FranceLa maison d’une Suissesse incendiée en Corse: «c’est inhumain»
Une famille suisse mais intimement liée à l’île de Beauté ne comprend absolument pas pourquoi elle a été ciblée.
- par
- Renaud Michiels
Deux nouvelles résidences secondaires ont été détruites par des incendies certainement volontaires sur la commune de Conca, en Corse-du-Sud. Elles étaient taguées des slogans «IFF» («I Francese Fora», les Français dehors) et «Fora», a annoncé le parquet ce jeudi. La nuit précédente, c’est la maison appartenant à des Suisses qui a été ciblée et brûlée. Or dans cette famille, c’est l’incompréhension la plus totale car elle se dit intimement liée à l’île.
Cet incendie a eu lieu dans la nuit de mardi à mercredi à Pianotolli, également en Corse-du-Sud. La villa a été dévastée mais il n’y a pas de blessés. Là aussi des tags ont été laissés: «IFF», «Liberta» ou «Per tè Yvan», en référence à Yvan Colonna. L’attaque a été signée par une «Action des jeunes pour la renaissance de la Corse», «AJRC».
«On n’identifie pas encore dans le paysage ce groupuscule, si ce n’est qu’il est apparu récemment», a commenté Nicolas Septe, procureur de la République d’Ajaccio, relate «Le Parisien». Une enquête pour destruction par incendie a été ouverte.
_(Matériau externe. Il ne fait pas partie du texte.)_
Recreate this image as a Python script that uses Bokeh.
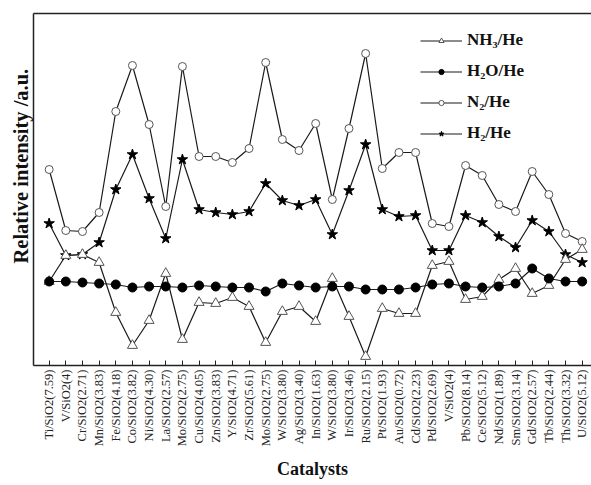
import math
from bokeh.plotting import figure
from bokeh.models import (Range1d, FixedTicker, LinearAxis, Legend, LegendItem, Title)
from bokeh.embed import file_html
from bokeh.resources import INLINE

catalysts = ["Ti/SiO2(7.59)", "V/SiO2(4)", "Cr/SiO2(2.71)", "Mn/SiO2(3.83)", "Fe/SiO2(4.18)",
             "Co/SiO2(3.82)", "Ni/SiO2(4.30)", "La/SiO2(2.57)", "Mo/SiO2(2.75)", "Cu/SiO2(4.05)",
             "Zn/SiO2(3.83)", "Y/SiO2(4.71)", "Zr/SiO2(5.61)", "Mo/SiO2(2.75)", "W/SiO2(3.80)",
             "Ag/SiO2(3.40)", "In/SiO2(1.63)", "W/SiO2(3.80)", "Ir/SiO2(3.46)", "Ru/SiO2(2.15)",
             "Pt/SiO2(1.93)", "Au/SiO2(0.72)", "Cd/SiO2(2.23)", "Pd/SiO2(2.69)", "V/SiO2(4)",
             "Pb/SiO2(8.14)", "Ce/SiO2(5.12)", "Nd/SiO2(1.89)", "Sm/SiO2(3.14)", "Gd/SiO2(2.57)",
             "Tb/SiO2(2.44)", "Th/SiO2(3.32)", "U/SiO2(5.12)"]

nh3_he = [8.4, 11.0, 11.1, 10.3, 5.3, 2.0, 4.5, 9.2, 2.6, 6.3, 6.2, 6.8, 5.9, 2.3, 5.4, 5.9,
          4.4, 8.7, 4.9, 0.9, 5.7, 5.2, 5.2, 10.0, 10.4, 6.6, 6.9, 8.6, 9.7, 7.2, 8.0, 10.6, 11.6]
h2o_he = [8.4, 8.4, 8.3, 8.2, 8.1, 7.8, 7.9, 7.9, 7.8, 8.0, 7.9, 7.8, 7.8, 7.4, 8.2, 8.0,
          7.8, 7.9, 7.9, 7.6, 7.6, 7.6, 7.8, 8.1, 8.2, 7.9, 7.8, 7.9, 8.2, 9.7, 8.7, 8.4, 8.4]
n2_he = [19.6, 13.5, 13.4, 15.3, 25.4, 30.0, 24.1, 15.9, 29.9, 20.9, 20.9, 20.3, 21.7, 30.3, 22.6, 21.5,
         24.2, 16.6, 23.7, 31.2, 19.7, 21.3, 21.3, 14.2, 13.9, 20.0, 19.0, 16.1, 15.4, 19.4, 17.1, 13.2, 12.4]
h2_he = [14.2, 11.0, 11.1, 12.3, 17.6, 21.1, 16.7, 12.7, 20.6, 15.6, 15.3, 15.1, 15.4, 18.2, 16.5, 16.0,
         16.6, 13.1, 17.5, 22.1, 15.6, 14.9, 15.0, 11.5, 11.5, 15.0, 14.3, 12.9, 11.8, 14.5, 13.4, 11.1, 10.3]

x = list(range(len(catalysts)))

SERIF = "Liberation Serif"
LINE = "#1a1a1a"
OPEN = "#555555"

p = figure(width=591, height=485, output_backend="svg", toolbar_location=None,
           x_range=Range1d(-0.94, 32.56), y_range=Range1d(0, 35.2),
           min_border_left=33, min_border_right=0, min_border_top=13, min_border_bottom=120,
           x_axis_location=None, y_axis_location=None)
p.outline_line_color = None
p.xgrid.visible = False
p.ygrid.visible = False
p.background_fill_color = "white"
p.border_fill_color = "white"

# axes
xa = LinearAxis(ticker=FixedTicker(ticks=x))
xa.major_label_overrides = {i: c for i, c in enumerate(catalysts)}
xa.major_label_orientation = math.pi / 2
xa.major_label_text_font = SERIF
xa.major_label_text_font_size = "12.5px"
xa.major_label_text_color = "#222222"
xa.major_label_standoff = 4
xa.major_tick_in = 5
xa.major_tick_out = 0
xa.minor_tick_line_color = None
xa.major_tick_line_color = "#222222"
xa.axis_line_color = "#222222"
xa.axis_line_width = 1.5
xa.axis_label = "Catalysts"
xa.axis_label_text_font = SERIF
xa.axis_label_text_font_style = "bold"
xa.axis_label_text_font_size = "18px"
xa.axis_label_text_color = "#111111"
xa.axis_label_standoff = 10
p.add_layout(xa, "below")

ya = LinearAxis(ticker=FixedTicker(ticks=[]))
ya.axis_line_color = "#222222"
ya.axis_line_width = 1.5
ya.minor_tick_line_color = None
ya.major_tick_line_color = None
p.add_layout(ya, "left")

ta = LinearAxis(ticker=FixedTicker(ticks=[]))
ta.axis_line_color = "#222222"
ta.axis_line_width = 1.5
ta.minor_tick_line_color = None
ta.major_tick_line_color = None
p.add_layout(ta, "above")

ytitle = Title(text="Relative intensity /a.u.", align="left", offset=102, standoff=3,
               text_font=SERIF, text_font_style="bold", text_font_size="20.5px", text_color="#111111")
p.add_layout(ytitle, "left")

# series
l1 = p.line(x, n2_he, line_color=LINE, line_width=1.2)
s1 = p.scatter(x, n2_he, marker="circle", size=8, fill_color="white", line_color=OPEN, line_width=1)
l2 = p.line(x, h2_he, line_color=LINE, line_width=1.2)
s2 = p.scatter(x, h2_he, marker="star", size=11, fill_color="black", line_color="black")
l3 = p.line(x, nh3_he, line_color=LINE, line_width=1.2)
s3 = p.scatter(x, nh3_he, marker="triangle", size=10, fill_color="white", line_color=OPEN, line_width=1)
l4 = p.line(x, h2o_he, line_color=LINE, line_width=1.2)
s4 = p.scatter(x, h2o_he, marker="circle", size=9, fill_color="black", line_color="black")

legend = Legend(items=[
    LegendItem(label="NH\u2083/He", renderers=[l3, s3]),
    LegendItem(label="H\u2082O/He", renderers=[l4, s4]),
    LegendItem(label="N\u2082/He", renderers=[l1, s1]),
    LegendItem(label="H\u2082/He", renderers=[l2, s2]),
], location=(387, 222))
legend.label_text_font = SERIF
legend.label_text_font_style = "bold"
legend.label_text_font_size = "17px"
legend.label_text_color = "#111111"
legend.glyph_width = 42
legend.glyph_height = 13
legend.label_height = 20
legend.spacing = 11
legend.padding = 0
legend.margin = 0
legend.label_standoff = 5
legend.border_line_color = None
legend.background_fill_alpha = 0
p.add_layout(legend, "center")

open("out.html", "w").write(file_html(p, INLINE))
Le procureur a précisé que les propriétaires suisses ne comprenaient absolument pas pourquoi ils avaient été ciblés par des revendications nationalistes.
«Parlu corsu tutti i ghjorni»
Cette maison appartient à la famille de Madeleine Istria, 89 ans, originaire de Corse et installée en Suisse. Elle l’a récemment léguée à sa fille, une biologiste qui travaille en Suisse, où elle vit avec son mari franco-suisse. Tous les membres de cette famille passaient des vacances dans leur résidence corse.
Mais les liens sont bien plus profonds, selon l’octogénaire. Très émue, elle a dit sa tristesse et son incompréhension à France 3. «Ma maison de famille est à Moca-Croce. J’ai passé mon Bac à Ajaccio, ma mère a été professeure à Ajaccio pendant vingt ans, et elle était adorée. Mes grands-mères étaient de Campile, Cacciaguerra; et de Zonza, Giudicelli. J’ai élevé mes enfants dans l’amour de la Corse. Parlu corsu tutti i ghjorni. Mes fils et ma fille ont appris le corse, tous mes petits enfants le comprennent et chantent le Dio Vi Salvi Regina à toutes les grandes manifestations», a-t-elle détaillé.
«Pourquoi une famille qui est Corse depuis si longtemps a-t-elle été attaquée? Ma fille, effectivement, elle est expatriée en Suisse. Est-ce vraiment un crime de partir loin, quand malheureusement en Corse il n’y a pas les structures pour son métier?» a interrogé Madeleine Istria. Et de lâcher: «Je ne reconnais plus mon pays. Je ne reconnais plus mon village, où tout le monde était sympathique, agréable, je ne sais plus ce qui se passe, c’est inhumain».